Le Cochon Aveugle, York: ‘Everything makes us grin like eejits’ – restaurant review

Le Cochon Aveugle restaurant
Le Cochon Aveugle: ‘It’s simply excellent.’ Photograph: Gary Calton for the Guardian

Art is, of course, subjective, but if I were choosing a restaurant on the basis of what was hanging on its walls, I doubt this tiny place would get a look in. Above our heads is what appears to be a child’s ancient, dismembered rabbit jutting out of a frame, like something from Neil Gaiman’s dark imagination. But then, Le Cochon Aveugle is altogether a curiosity, from the squiggle of pink neon in the window to the fusty little antique cabinet filled with intriguing gins.
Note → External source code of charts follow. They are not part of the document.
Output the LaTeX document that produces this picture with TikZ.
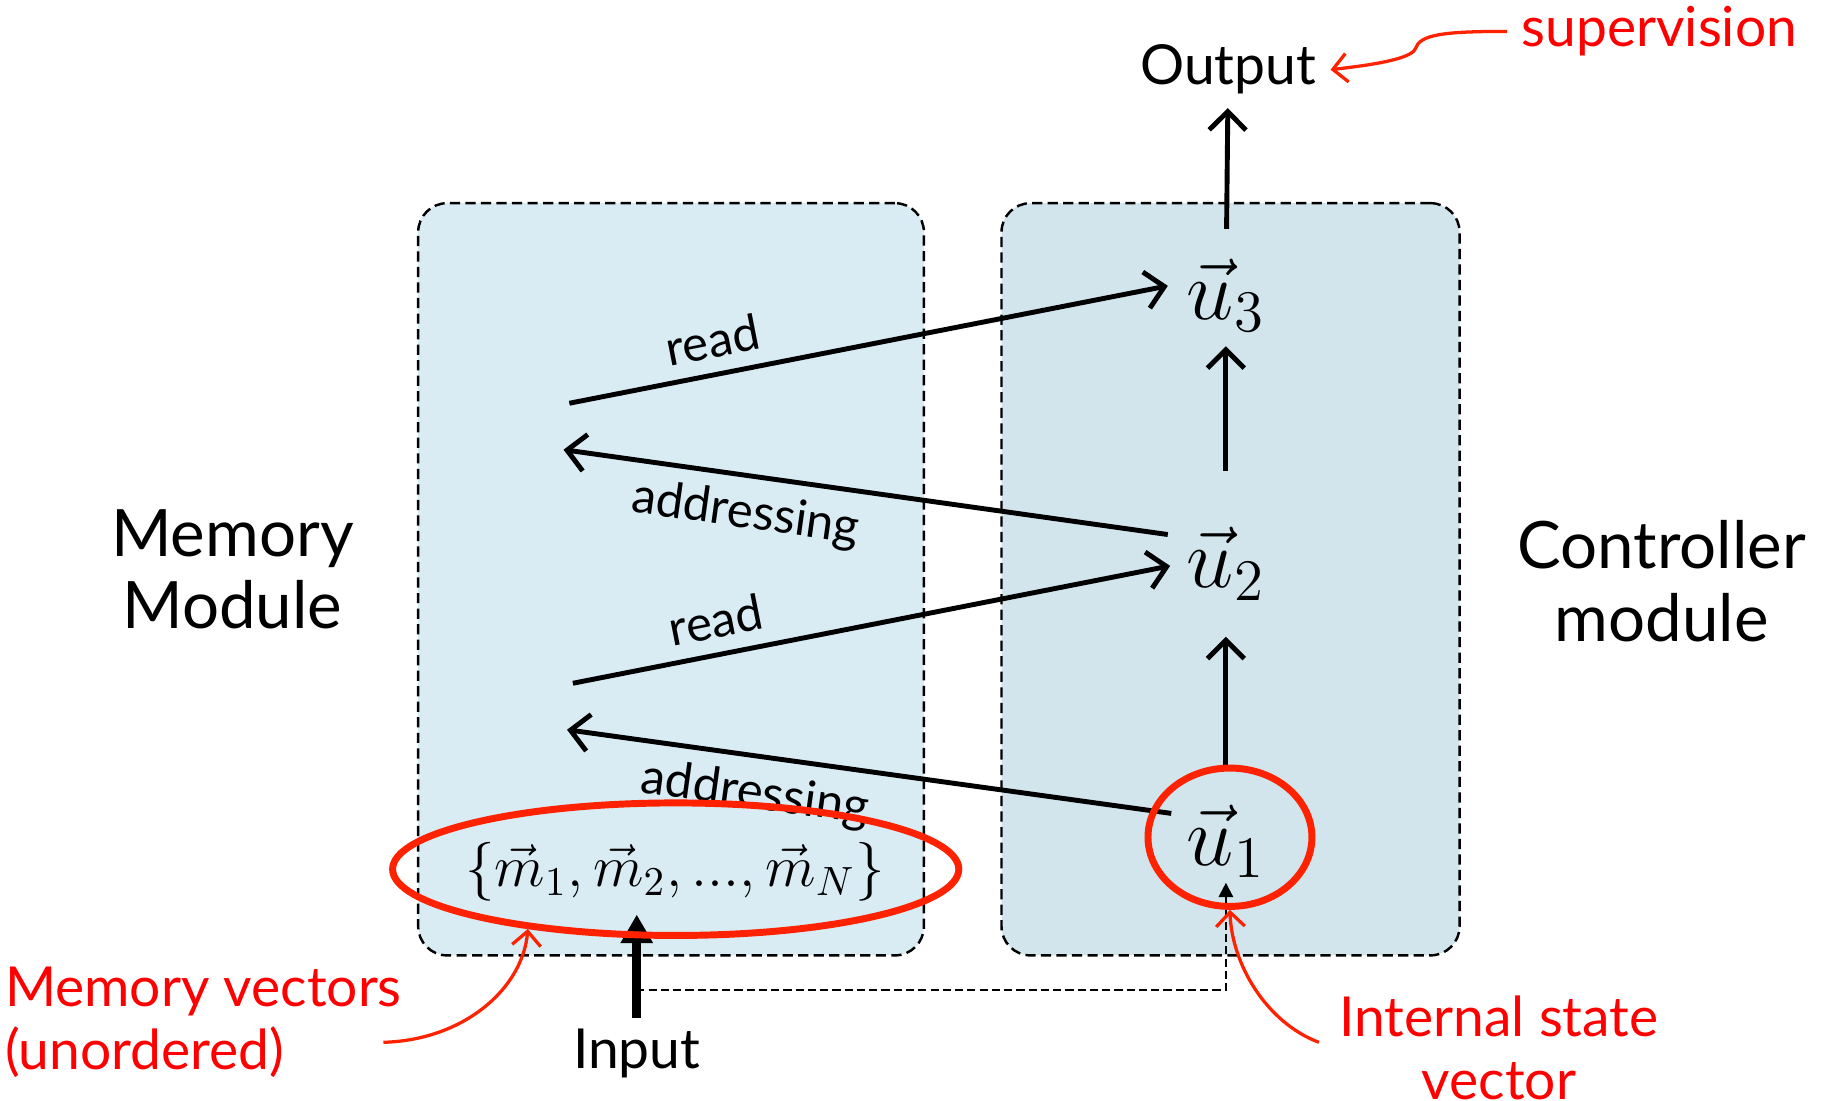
\documentclass[tikz,border=0pt]{standalone}
\usepackage{fontspec}
\setmainfont{Lato}
\usetikzlibrary{arrows.meta,shapes.geometric,positioning}
\definecolor{memblue}{RGB}{217,236,244}
\definecolor{ctrlblue}{RGB}{210,229,236}
\definecolor{ringred}{RGB}{255,34,0}
\definecolor{notered}{RGB}{255,0,0}

\begin{document}
\begin{tikzpicture}[x=0.01cm,y=-0.01cm,
  modbox/.style={draw,dash pattern=on 2.5pt off 1.3pt,line width=0.6pt,rounded corners=0.25cm,minimum height=6.47cm},
  vecnode/.style={font=\fontsize{21}{25}\selectfont,inner sep=1pt},
  ring/.style={draw=ringred,line width=1.7pt,ellipse,inner sep=0pt},
  note/.style={text=notered,font=\fontsize{13.5}{15.5}\selectfont},
  modlabel/.style={font=\fontsize{16}{17.8}\selectfont,align=center},
  iolabel/.style={font=\fontsize{13.5}{16}\selectfont}]
\useasboundingbox (0,0) rectangle (1568,947);
\begin{scope}[every node/.style={modbox}]
    \node[fill=memblue, minimum width=4.35cm] (mem) at (577.5,498.5) {};
    \node[fill=ctrlblue, minimum width=3.94cm] (ctrl) at (1059,498.5) {};
\end{scope}
\node[modlabel] (memlbl) at (200,490) {Memory\\Module};
\node[modlabel] (ctrllbl) at (1430,500) {Controller\\module};
\node[iolabel] (out) at (1057,60) {Output};
\node[iolabel] (inp) at (548,907) {Input};
\begin{scope}[every node/.style={vecnode}]
    \node (u3) at (1055,254) {$\vec{u}_3$};
    \node (u2) at (1055,485) {$\vec{u}_2$};
    \node (u1) at (1055,724) {$\vec{u}_1$};
\end{scope}
\node[font=\fontsize{14.5}{17}\selectfont] (mset) at (581,750) {$\{\vec{m}_1, \vec{m}_2, ..., \vec{m}_N\}$};
\coordinate (rd2) at (490,347);
\coordinate (ad2) at (485,387);
\coordinate (rd1) at (493,588);
\coordinate (ad1) at (488,628);
\coordinate (turn) at (548,852);
\begin{scope}[>={Straight Barb[length=4.5pt,width=9pt]},
              every node/.style={font=\fontsize{12}{14}\selectfont,sloped},
              every edge/.style={draw,line width=1.2pt}]
    \path [->] (rd2) edge node[pos=0.25,above] {read} ([shift={(-50,-8)}]u3.center);
    \path [->] ([shift={(-50,-25)}]u2.center) edge node[pos=0.69,below] {addressing} (ad2);
    \path [->] (rd1) edge node[pos=0.25,above] {read} ([shift={(-48,2)}]u2.center);
    \path [->] ([shift={(-47,-24)}]u1.center) edge node[pos=0.68,below] {addressing} (ad1);
    \path [->, shorten <=0.62cm, shorten >=0.63cm] (u1.center) edge (u2.center);
    \path [->, shorten <=0.8cm, shorten >=0.44cm] (u2.center) edge (u3.center);
    \path [->, shorten <=0.57cm, shorten >=0.33cm] (u3.center) edge (out.center);
\end{scope}
\draw[dash pattern=on 2pt off 1pt,line width=0.5pt,-{Triangle[length=3.5pt,width=3.5pt]}] (inp.north) -- (turn) -| (u1.south);
\draw[line width=2.2pt,-{Triangle[length=7pt,width=7.5pt]},shorten <=0.31cm,shorten >=0.37cm] (inp.center) -- (inp.center |- mset.center);
\node[ring, minimum width=4.87cm, minimum height=1.14cm] (mring) at (581.5,748) {};
\node[ring, minimum width=1.41cm, minimum height=1.19cm] (uring) at (1058.5,720.5) {};
\node[note] (sup) at (1428,27) {supervision};
\node[note,align=left] (mvec) at (175,880) {Memory vectors\\ (unordered)};
\node[note,align=center] (istate) at (1290,902) {Internal state\\vector};
\begin{scope}[draw=ringred,line width=0.8pt,->,>={Straight Barb[length=3.5pt,width=7pt]}]
    \draw (sup.west) .. controls (1240,27) and (1222,30) .. (1218,42) .. controls (1214,52) and (1170,57) .. (out.east);
    \draw (330,897) .. controls (400,895) and (450,850) .. (mring.202);
    \draw (1135,897) .. controls (1090,880) and (1060,830) .. (uring.south);
\end{scope}
\end{tikzpicture}
\end{document}
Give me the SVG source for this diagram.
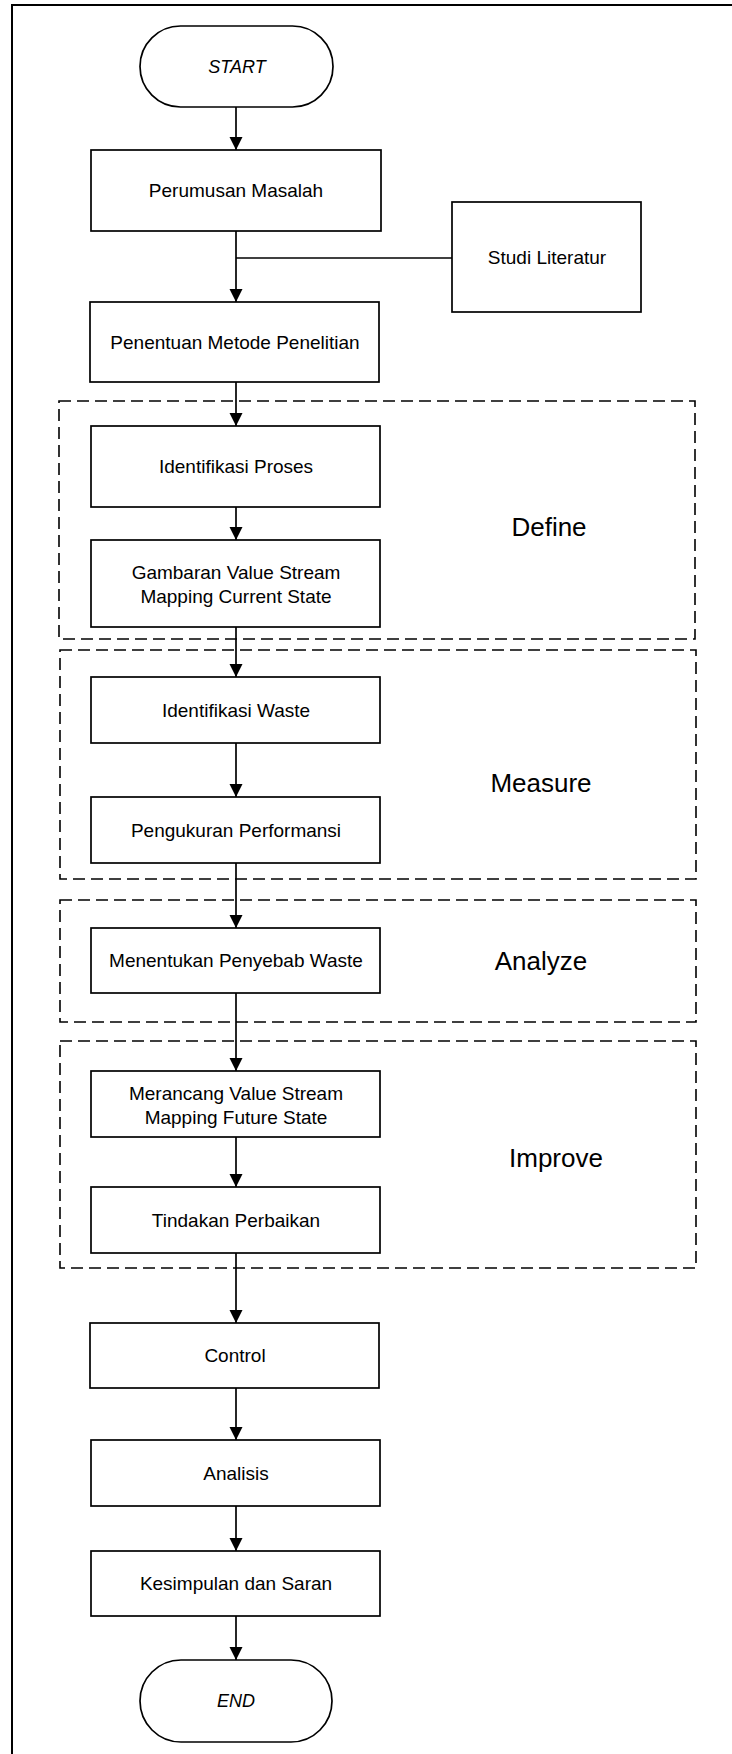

I tried coming here before, when it was owned by Michael O’Hare of Leeds’ The Man Behind The Curtain (it was his second York outlet after The Blind Swine – geddit?), but it was closed for a private function. Peering in to see decor that could have been the blueprint for a tart’s boudoir – washing lines hung with bras – I took myself off with a sense of relief to The Star Inn The City and bread served in a flat cap. Now the site is co-owned by chef Josh Overington, here since it was O’Hare’s atypically traditional French-style bistro – all bouillabaisse, frogs’ legs and tarte au citron. And, left to his own devices, Overington has come up with something a bit special.

It’s a no-choice, regularly changing adventure of a menu, the diners’ only input to decide on wine and whether to have six or nine courses. As soon as bread arrives – the almost inevitable home-baked sourdough of bouncy, dark-crusted beauty, this one with their own cultured butter and a quenelle of whipped beurre noisette so light, so delicately nutty, it threatens to float off the knife – we settle in for what is clearly not about to be a bumpy ride.

Everything that follows makes us grin like eejits. (With the exception of a chocolate, sea salt and espelette pepper dessert that looks so unfortunately like a little poo that we hoot like hormonally challenged teens. It’s the evening’s only, er, bum note. And even that tastes glorious, once we get over our childishness.) There’s homemade saucisson from their own-reared pigs, reeking of porkiness and almost crunchy with glossy fat. Provençal-style panisses, fingers of fried chickpea flecked with herbs and as creamy as set custard. In a bed of hay comes an eggshell filled with fondant-textured yolk at the bottom, chive butter, a featherlight cream scented with citrus (satsuma? clementine?) and licked with Corsican honey; mildly bonkers, but it works.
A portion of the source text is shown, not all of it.